Once you get familiar with your personal workflow there’s plenty of opportunity to get distracted and experiment with other things that can enrich your way of working. But first you need a solid base you can build on. Believe me, it will pay off in the end and help you not to get frustrated with every little problem that comes your way.
This is the single thing that transformed the sound of my mixes, being that I used tape for years I was setting track levels too hot when I switched to Cubase. By keeping individual tracks below -18db my mixes sound warmer and more open and I never have to touch the master fader. In my mixer preferences anything above -18db turns light red to remind me to pull levels back. The “digital nastiness” of mixing in the box almost disappears if you follow this tip.
You shouldn’t really be getting any ‘digital nastiness’ even if you are clipping (as long as you’re only listening back in cubase) because of the 32bit mixing engine. Mix it down… sure it clip to hell and it’ll sound ugly… or if you have the control room dial beyond zero and you’re hot.

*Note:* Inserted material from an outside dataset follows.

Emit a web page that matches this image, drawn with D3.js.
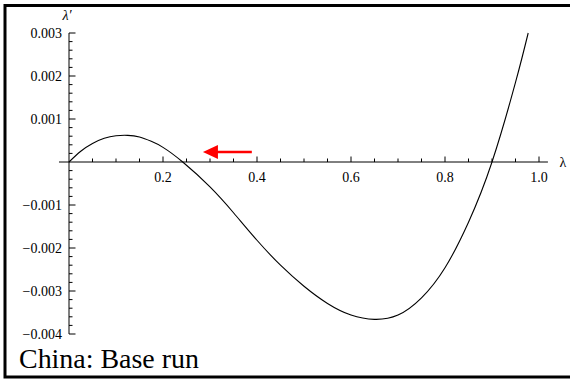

Do the experiment yourself have all the faders at 0 and drop the master until it stops clipping, then try with the master at 0 and the individual faders dropped until the master output is the same, the first mix will sound thin and nasty with audiable artifacting and the latter will sound clean but warm. That’s without even mixing it down.
Are you using control room? Have you disabled your stereo outs? If you haven’t then you could be listening to the control room outs and stereo outs at the same time which might have the effect you’re talking about.
Honestly should shouldn’t make a difference if you’re clipping or not.
I don’t use control room. It’s not just Cubase we’re worrying about here - it’s the myriad of third party plug ins - how do they cope with being over driven? You can be as doubtful as you like but after discovering this tip I went back and remixed 10-15 songs - the difference was staggering.